##### DATA PROVIDED #####
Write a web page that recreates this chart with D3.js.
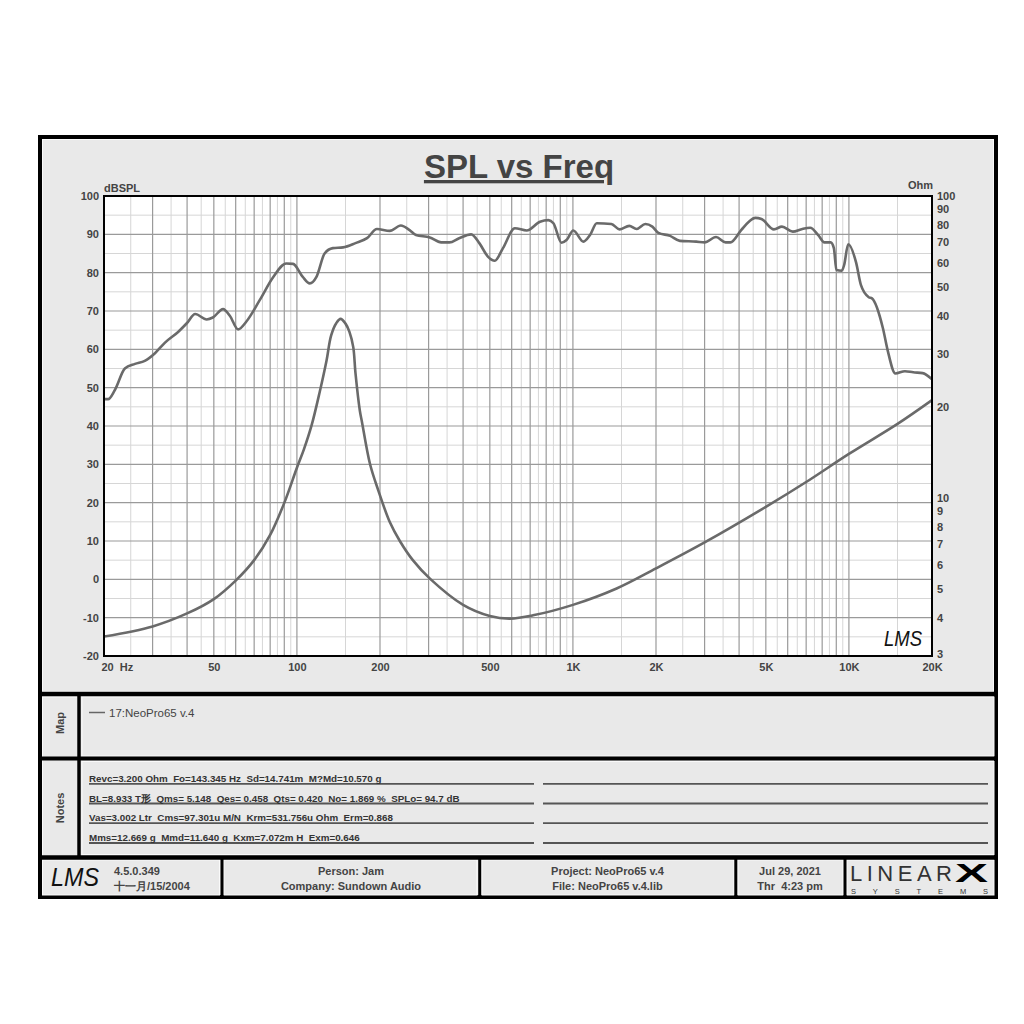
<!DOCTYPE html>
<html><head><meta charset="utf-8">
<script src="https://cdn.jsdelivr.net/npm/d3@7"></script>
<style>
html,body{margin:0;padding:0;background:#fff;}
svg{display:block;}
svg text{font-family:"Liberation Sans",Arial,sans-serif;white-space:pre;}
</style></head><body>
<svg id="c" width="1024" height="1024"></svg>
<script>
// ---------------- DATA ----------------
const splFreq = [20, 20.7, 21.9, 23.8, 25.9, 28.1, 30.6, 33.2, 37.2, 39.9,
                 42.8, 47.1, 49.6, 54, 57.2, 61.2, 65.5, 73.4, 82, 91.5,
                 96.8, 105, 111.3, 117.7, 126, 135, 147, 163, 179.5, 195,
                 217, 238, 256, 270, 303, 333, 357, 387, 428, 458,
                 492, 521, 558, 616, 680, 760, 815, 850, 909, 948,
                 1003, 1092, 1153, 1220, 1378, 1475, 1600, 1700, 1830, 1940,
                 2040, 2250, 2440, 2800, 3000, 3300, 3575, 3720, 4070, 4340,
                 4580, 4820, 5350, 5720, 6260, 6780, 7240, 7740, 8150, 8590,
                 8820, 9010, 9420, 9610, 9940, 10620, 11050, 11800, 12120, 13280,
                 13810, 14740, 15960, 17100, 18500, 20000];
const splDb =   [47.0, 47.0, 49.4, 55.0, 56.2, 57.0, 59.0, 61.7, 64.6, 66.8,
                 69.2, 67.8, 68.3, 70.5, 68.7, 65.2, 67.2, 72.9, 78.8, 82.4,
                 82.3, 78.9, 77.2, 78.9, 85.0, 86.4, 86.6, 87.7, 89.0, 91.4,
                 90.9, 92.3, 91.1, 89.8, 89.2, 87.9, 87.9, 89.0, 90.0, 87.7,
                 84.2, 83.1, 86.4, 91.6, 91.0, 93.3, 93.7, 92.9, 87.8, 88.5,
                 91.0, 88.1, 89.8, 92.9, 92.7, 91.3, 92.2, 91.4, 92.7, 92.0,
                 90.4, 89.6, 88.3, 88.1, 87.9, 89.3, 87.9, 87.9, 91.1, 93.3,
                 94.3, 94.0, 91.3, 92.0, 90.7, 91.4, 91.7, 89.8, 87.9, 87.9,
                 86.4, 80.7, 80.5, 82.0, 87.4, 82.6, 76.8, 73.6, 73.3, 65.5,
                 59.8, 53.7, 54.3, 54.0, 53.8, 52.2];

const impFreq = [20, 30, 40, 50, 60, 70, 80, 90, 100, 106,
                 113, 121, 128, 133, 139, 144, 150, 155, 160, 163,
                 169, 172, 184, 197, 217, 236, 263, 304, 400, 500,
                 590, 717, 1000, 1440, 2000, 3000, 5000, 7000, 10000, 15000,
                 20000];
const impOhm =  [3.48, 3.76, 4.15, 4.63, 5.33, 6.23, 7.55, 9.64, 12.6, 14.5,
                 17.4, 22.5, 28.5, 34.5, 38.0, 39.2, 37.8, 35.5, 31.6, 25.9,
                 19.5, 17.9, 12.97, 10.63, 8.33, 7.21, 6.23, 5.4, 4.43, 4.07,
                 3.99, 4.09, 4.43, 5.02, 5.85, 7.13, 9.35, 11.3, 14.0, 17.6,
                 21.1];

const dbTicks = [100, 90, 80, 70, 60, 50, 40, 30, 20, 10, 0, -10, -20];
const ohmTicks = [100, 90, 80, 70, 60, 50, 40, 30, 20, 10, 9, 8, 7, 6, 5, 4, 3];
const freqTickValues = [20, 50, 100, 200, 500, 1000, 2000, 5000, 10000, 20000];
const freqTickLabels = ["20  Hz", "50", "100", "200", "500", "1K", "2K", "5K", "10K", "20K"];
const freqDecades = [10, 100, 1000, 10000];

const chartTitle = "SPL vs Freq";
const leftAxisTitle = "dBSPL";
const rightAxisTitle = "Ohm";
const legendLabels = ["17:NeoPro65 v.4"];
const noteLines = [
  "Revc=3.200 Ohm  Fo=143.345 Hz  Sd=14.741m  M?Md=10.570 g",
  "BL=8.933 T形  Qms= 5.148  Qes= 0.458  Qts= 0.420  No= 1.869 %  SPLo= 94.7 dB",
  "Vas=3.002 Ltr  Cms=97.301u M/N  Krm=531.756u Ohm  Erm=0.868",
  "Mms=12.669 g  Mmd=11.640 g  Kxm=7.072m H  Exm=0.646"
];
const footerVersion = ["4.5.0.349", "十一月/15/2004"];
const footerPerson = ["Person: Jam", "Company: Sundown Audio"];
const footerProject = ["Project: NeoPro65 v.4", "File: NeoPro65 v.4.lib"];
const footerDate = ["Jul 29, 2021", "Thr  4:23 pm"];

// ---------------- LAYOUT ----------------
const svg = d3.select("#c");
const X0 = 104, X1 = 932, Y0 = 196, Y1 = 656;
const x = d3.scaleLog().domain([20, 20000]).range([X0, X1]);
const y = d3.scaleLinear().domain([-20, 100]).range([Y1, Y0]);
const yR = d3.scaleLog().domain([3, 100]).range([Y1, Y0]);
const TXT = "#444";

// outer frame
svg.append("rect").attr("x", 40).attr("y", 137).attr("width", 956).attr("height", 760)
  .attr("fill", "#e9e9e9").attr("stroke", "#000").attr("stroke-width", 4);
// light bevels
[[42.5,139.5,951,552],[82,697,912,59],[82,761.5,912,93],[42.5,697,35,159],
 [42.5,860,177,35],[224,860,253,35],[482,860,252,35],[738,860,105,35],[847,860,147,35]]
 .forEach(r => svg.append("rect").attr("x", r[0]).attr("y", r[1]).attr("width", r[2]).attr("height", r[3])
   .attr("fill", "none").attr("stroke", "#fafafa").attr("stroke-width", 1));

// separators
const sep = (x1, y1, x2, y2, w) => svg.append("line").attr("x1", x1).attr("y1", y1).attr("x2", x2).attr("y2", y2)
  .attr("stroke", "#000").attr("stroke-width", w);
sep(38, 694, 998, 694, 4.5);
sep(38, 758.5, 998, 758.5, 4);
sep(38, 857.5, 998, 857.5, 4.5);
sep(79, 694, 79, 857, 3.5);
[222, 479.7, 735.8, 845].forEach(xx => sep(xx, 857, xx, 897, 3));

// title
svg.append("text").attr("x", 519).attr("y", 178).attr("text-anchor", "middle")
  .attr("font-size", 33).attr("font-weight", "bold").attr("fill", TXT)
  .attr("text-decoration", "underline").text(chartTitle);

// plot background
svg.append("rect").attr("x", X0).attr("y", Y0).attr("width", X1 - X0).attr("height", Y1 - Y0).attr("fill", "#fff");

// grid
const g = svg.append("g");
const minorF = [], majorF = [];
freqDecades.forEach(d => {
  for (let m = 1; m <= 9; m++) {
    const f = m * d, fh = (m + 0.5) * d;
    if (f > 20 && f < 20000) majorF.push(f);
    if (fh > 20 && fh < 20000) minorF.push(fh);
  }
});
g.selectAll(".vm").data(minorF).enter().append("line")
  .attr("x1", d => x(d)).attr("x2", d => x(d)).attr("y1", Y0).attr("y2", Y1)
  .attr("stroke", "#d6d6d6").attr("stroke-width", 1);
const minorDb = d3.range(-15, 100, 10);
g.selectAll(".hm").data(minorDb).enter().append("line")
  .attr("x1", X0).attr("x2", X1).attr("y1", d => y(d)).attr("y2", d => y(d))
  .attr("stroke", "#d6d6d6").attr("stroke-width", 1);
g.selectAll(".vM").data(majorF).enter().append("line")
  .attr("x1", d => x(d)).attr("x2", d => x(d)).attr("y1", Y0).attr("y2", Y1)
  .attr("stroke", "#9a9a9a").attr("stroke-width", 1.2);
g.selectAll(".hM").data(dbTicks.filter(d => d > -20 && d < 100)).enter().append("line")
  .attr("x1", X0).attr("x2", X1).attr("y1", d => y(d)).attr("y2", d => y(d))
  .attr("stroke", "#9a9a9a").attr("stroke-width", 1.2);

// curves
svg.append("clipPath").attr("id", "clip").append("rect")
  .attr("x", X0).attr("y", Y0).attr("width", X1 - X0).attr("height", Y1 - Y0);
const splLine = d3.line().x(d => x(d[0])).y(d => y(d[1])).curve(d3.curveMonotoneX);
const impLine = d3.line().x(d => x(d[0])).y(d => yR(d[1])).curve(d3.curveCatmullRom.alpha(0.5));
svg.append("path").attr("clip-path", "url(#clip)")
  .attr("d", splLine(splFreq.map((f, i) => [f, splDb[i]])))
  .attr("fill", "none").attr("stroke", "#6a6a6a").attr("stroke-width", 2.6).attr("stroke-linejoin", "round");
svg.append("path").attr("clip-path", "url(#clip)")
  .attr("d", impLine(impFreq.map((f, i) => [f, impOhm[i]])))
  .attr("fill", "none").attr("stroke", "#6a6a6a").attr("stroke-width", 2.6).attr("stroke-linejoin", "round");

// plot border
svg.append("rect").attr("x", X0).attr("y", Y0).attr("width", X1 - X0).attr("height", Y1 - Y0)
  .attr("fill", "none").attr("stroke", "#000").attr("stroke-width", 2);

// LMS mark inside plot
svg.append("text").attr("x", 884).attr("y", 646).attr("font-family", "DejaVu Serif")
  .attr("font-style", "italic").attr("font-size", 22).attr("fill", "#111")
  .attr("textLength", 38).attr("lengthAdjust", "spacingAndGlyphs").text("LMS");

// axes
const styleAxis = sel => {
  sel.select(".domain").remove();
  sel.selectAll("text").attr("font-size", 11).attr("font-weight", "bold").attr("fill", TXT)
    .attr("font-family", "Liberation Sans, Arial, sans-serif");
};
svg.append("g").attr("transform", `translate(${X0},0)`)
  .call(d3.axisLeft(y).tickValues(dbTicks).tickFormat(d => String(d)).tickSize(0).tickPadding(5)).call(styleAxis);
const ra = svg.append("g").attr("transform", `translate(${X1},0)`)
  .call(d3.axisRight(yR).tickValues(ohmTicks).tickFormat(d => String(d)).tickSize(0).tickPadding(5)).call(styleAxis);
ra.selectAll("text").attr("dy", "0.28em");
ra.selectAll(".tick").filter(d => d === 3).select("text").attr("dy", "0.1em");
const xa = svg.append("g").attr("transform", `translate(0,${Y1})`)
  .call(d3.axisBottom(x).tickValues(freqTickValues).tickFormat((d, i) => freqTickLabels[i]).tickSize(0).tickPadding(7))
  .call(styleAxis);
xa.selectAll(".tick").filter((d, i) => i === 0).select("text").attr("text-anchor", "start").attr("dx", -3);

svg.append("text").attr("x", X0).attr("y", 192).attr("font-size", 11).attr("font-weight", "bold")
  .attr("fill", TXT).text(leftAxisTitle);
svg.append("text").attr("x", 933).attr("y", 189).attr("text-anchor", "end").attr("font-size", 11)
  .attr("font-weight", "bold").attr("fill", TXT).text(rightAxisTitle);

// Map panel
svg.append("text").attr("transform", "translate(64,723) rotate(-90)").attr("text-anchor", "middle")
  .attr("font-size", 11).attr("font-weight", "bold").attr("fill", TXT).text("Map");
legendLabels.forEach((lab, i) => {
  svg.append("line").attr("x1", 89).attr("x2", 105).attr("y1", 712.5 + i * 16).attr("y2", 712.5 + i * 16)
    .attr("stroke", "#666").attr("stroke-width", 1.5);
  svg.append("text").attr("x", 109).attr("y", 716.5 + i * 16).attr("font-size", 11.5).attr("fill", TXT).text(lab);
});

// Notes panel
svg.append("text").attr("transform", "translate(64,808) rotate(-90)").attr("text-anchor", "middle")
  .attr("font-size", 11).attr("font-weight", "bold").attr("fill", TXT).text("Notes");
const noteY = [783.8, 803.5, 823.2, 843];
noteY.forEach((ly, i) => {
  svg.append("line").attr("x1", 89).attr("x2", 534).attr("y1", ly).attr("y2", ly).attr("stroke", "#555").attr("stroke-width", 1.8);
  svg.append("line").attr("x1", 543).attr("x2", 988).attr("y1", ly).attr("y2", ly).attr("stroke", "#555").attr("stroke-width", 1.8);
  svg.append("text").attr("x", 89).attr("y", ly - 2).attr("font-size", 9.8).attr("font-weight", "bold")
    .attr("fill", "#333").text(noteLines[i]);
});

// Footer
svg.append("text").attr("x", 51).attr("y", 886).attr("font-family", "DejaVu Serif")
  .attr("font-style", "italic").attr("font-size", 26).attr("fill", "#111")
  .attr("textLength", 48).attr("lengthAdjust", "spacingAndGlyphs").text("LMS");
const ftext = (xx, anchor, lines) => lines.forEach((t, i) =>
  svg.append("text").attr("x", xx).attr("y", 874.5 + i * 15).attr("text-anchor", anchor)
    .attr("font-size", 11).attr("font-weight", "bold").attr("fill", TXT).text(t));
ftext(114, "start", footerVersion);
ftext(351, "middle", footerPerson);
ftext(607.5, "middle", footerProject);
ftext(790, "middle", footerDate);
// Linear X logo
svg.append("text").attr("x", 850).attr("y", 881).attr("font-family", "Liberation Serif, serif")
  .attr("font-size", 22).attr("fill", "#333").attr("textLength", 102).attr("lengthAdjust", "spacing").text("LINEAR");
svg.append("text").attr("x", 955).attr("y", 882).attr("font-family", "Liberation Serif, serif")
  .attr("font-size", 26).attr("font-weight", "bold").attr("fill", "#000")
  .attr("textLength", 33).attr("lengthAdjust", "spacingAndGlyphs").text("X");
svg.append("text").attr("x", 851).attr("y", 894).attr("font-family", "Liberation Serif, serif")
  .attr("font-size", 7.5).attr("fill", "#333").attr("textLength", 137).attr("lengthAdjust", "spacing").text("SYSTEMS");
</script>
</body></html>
#####
**AIM OF THE TASK**
Pictures are excluded: retype only the lines from the beginning of the listing above through the line with "59.8, 53.7, 54.3, 54.0, 53.8, 52.2];", both included.

**FULL SOLUTION**
Write a web page that recreates this chart with D3.js.
<!DOCTYPE html>
<html><head><meta charset="utf-8">
<script src="https://cdn.jsdelivr.net/npm/d3@7"></script>
<style>
html,body{margin:0;padding:0;background:#fff;}
svg{display:block;}
svg text{font-family:"Liberation Sans",Arial,sans-serif;white-space:pre;}
</style></head><body>
<svg id="c" width="1024" height="1024"></svg>
<script>
// ---------------- DATA ----------------
const splFreq = [20, 20.7, 21.9, 23.8, 25.9, 28.1, 30.6, 33.2, 37.2, 39.9,
                 42.8, 47.1, 49.6, 54, 57.2, 61.2, 65.5, 73.4, 82, 91.5,
                 96.8, 105, 111.3, 117.7, 126, 135, 147, 163, 179.5, 195,
                 217, 238, 256, 270, 303, 333, 357, 387, 428, 458,
                 492, 521, 558, 616, 680, 760, 815, 850, 909, 948,
                 1003, 1092, 1153, 1220, 1378, 1475, 1600, 1700, 1830, 1940,
                 2040, 2250, 2440, 2800, 3000, 3300, 3575, 3720, 4070, 4340,
                 4580, 4820, 5350, 5720, 6260, 6780, 7240, 7740, 8150, 8590,
                 8820, 9010, 9420, 9610, 9940, 10620, 11050, 11800, 12120, 13280,
                 13810, 14740, 15960, 17100, 18500, 20000];
const splDb =   [47.0, 47.0, 49.4, 55.0, 56.2, 57.0, 59.0, 61.7, 64.6, 66.8,
                 69.2, 67.8, 68.3, 70.5, 68.7, 65.2, 67.2, 72.9, 78.8, 82.4,
                 82.3, 78.9, 77.2, 78.9, 85.0, 86.4, 86.6, 87.7, 89.0, 91.4,
                 90.9, 92.3, 91.1, 89.8, 89.2, 87.9, 87.9, 89.0, 90.0, 87.7,
                 84.2, 83.1, 86.4, 91.6, 91.0, 93.3, 93.7, 92.9, 87.8, 88.5,
                 91.0, 88.1, 89.8, 92.9, 92.7, 91.3, 92.2, 91.4, 92.7, 92.0,
                 90.4, 89.6, 88.3, 88.1, 87.9, 89.3, 87.9, 87.9, 91.1, 93.3,
                 94.3, 94.0, 91.3, 92.0, 90.7, 91.4, 91.7, 89.8, 87.9, 87.9,
                 86.4, 80.7, 80.5, 82.0, 87.4, 82.6, 76.8, 73.6, 73.3, 65.5,
                 59.8, 53.7, 54.3, 54.0, 53.8, 52.2];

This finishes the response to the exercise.